Il chinino di Stato, usato contro la febbre.
Autoritratto del pittore Edvard Munch dopo la "spagnola", alla quale sopravvisse.
Pubblicità di rimedi empirici contro la broncopolmonite.

Ottobre 1918: si tenta di minimizzare

In Italia, la scarsezza di notizie sull’epidemia è dovuta anche alla rigida censura imposta dal governo, preoccupato per le ripercussioni sul morale delle truppe, provate da quattro anni di guerra e impegnate nello sforzo decisivo per sconfiggere le forze armate austro-ungariche. Inoltre impensieriva anche il cosiddetto “fronte interno”, cioè la volontà e la capacità del popolo italiano, già stremato da innumerevoli sacrifici, di affrontare quest’ultimo devastante cimento. Anche negli altri Paesi europei le autorità cercarono di controllare le notizie per non creare panico tra la popolazione.

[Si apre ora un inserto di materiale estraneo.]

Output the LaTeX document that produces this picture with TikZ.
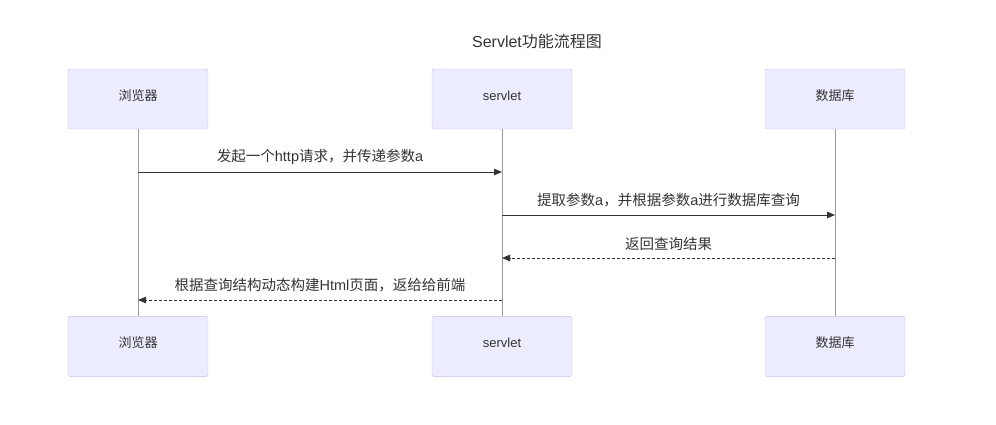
\documentclass[tikz,border=0pt]{standalone}
\usepackage{xcolor}
\usepackage{fontspec}
\usepackage{tikz}
\usetikzlibrary{arrows.meta,positioning}
\setmainfont{Liberation Sans}
\newfontfamily\cjk{Noto Sans CJK SC}
\definecolor{actorfill}{HTML}{ECECFF}
\definecolor{actorline}{HTML}{C8BCEC}
\definecolor{txt}{HTML}{333333}

\begin{document}
\begin{tikzpicture}[x=1pt, y=-1pt, font=\fontsize{13}{15}\selectfont, text=txt,
    actor/.style={rectangle, draw=actorline, fill=actorfill, rounded corners=2pt, minimum width=140pt, minimum height=60pt, text height=9pt, text depth=6pt},
    life/.style={draw=gray!80, line width=0.6pt},
    msg/.style={-{Triangle[length=8pt,width=6.5pt]}, draw=txt, line width=1pt},
    reply/.style={msg, dash pattern=on 3pt off 2pt},
    lbl/.style={above=4pt, font=\fontsize{14.5}{16}\selectfont}]
    \useasboundingbox (0,0) rectangle (996,424);

    \node[font=\fontsize{16}{18}\selectfont] (title) at (537,41) {Servlet{\cjk 功能流程图}};

    \node[actor] (browser) at (138,99) {\cjk 浏览器};
    \node[actor] (servlet) at (502,99) {servlet};
    \node[actor] (db) at (835,99) {\cjk 数据库};
    \node[actor, below=187pt of browser] (browser2) {\cjk 浏览器};
    \node[actor, below=187pt of servlet] (servlet2) {servlet};
    \node[actor, below=187pt of db] (db2) {\cjk 数据库};

    \draw[life] (browser) -- (browser2);
    \draw[life] (servlet) -- (servlet2);
    \draw[life] (db) -- (db2);

    \coordinate (m1a) at (138,172); \coordinate (m1b) at (502,172);
    \coordinate (m2a) at (502,215); \coordinate (m2b) at (835,215);
    \coordinate (m3a) at (835,258); \coordinate (m3b) at (502,258);
    \coordinate (m4a) at (502,300); \coordinate (m4b) at (138,300);

    \draw[msg] (m1a) -- node[lbl] {{\cjk 发起一个}http{\cjk 请求，并传递参数}a} (m1b);
    \draw[msg] (m2a) -- node[lbl] {{\cjk 提取参数}a{\cjk ，并根据参数}a{\cjk 进行数据库查询}} (m2b);
    \draw[reply] (m3a) -- node[lbl] {\cjk 返回查询结果} (m3b);
    \draw[reply] (m4a) -- node[lbl] {{\cjk 根据查询结构动态构建}Html{\cjk 页面，返给给前端}} (m4b);
\end{tikzpicture}
\end{document}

Il primo ministro Vittorio Emanuele Orlando, forte del pronunciamento del Consiglio superiore di sanità del 17 ottobre 1918, prese una dura posizione contro le voci incontrollate messe in circolazione “intorno ad una malattia terribile, misteriosa, ignota nella sua causa, invincibile nei suoi effetti”. Affermò invece che si trattava di una influenza, “identica” a quella, peraltro “felicemente superata”, degli anni 1889 e 1890. Sostenere tesi discordi – sostenne Orlando – significava “impressionare sinistramente le popolazioni” e scuoterne la resistenza morale e fisica.
I prefetti si mossero conseguentemente. Quello di Arezzo, dette disposizioni ai sindaci per contrastare le dicerie “allarmanti ed esagerate”, intervenendo in modo da “calmare le popolazioni e diffondere le notizie delle provvidenze governative […] smentendo le voci che attribuiscono la malattia a forme epidemiche gravissime, come peste, colera, tifo, e raccomandando l’ordinaria e comune profilassi igienica, la quale è sufficiente a fronteggiare il male”. Il prefetto sottolineò le ragioni militari che imponevano di tranquillizzare la popolazione, specie di campagna: “è indispensabile la serenità dei combattenti, ai quali le notizie allarmanti dei parenti riuscirebbero gravemente dannose per intuitiva ripercussione morale”.
Il prefetto di Perugia emanò nell’ottobre del 1918 due circolari che ribadivano l’indole benigna della malattia (“salvo casi rarissimi ed abnormi”) e si soffermavano sui provvedimenti profilattici da adottare. Mancava una terapia contro la “spagnola” e i medici si sentirono impotenti. Suggerirono la somministrazione del chinino di Stato; una compressa al giorno contribuiva ad abbassare la febbre e, per le sue proprietà cardiotoniche, poteva accrescere la resistenza dell’organismo. Per il resto, non potevano far altro che suggerire il rispetto delle norme igieniche, una buona alimentazione, riposo e qualche rimedio molto empirico.
Siccome l’influenza si diffondeva attraverso le vie respiratorie, la prefettura invitò a esercitare una rigorosa vigilanza sull’igiene dei centri abitati, allontanandone maiali e pecore, rimuovendo le concimaie, facendo pulire stalle e latrine, spazzando le strade. Quanto ai ritrovi pubblici, bisognava non solo assicurare pulizia e adeguata aerazione, ma evitare ogni affollamento. Pertanto il prefetto dette indicazioni per limitare le funzioni religiose “possibilmente alle sole messe basse ed alla spiegazione del vangelo”.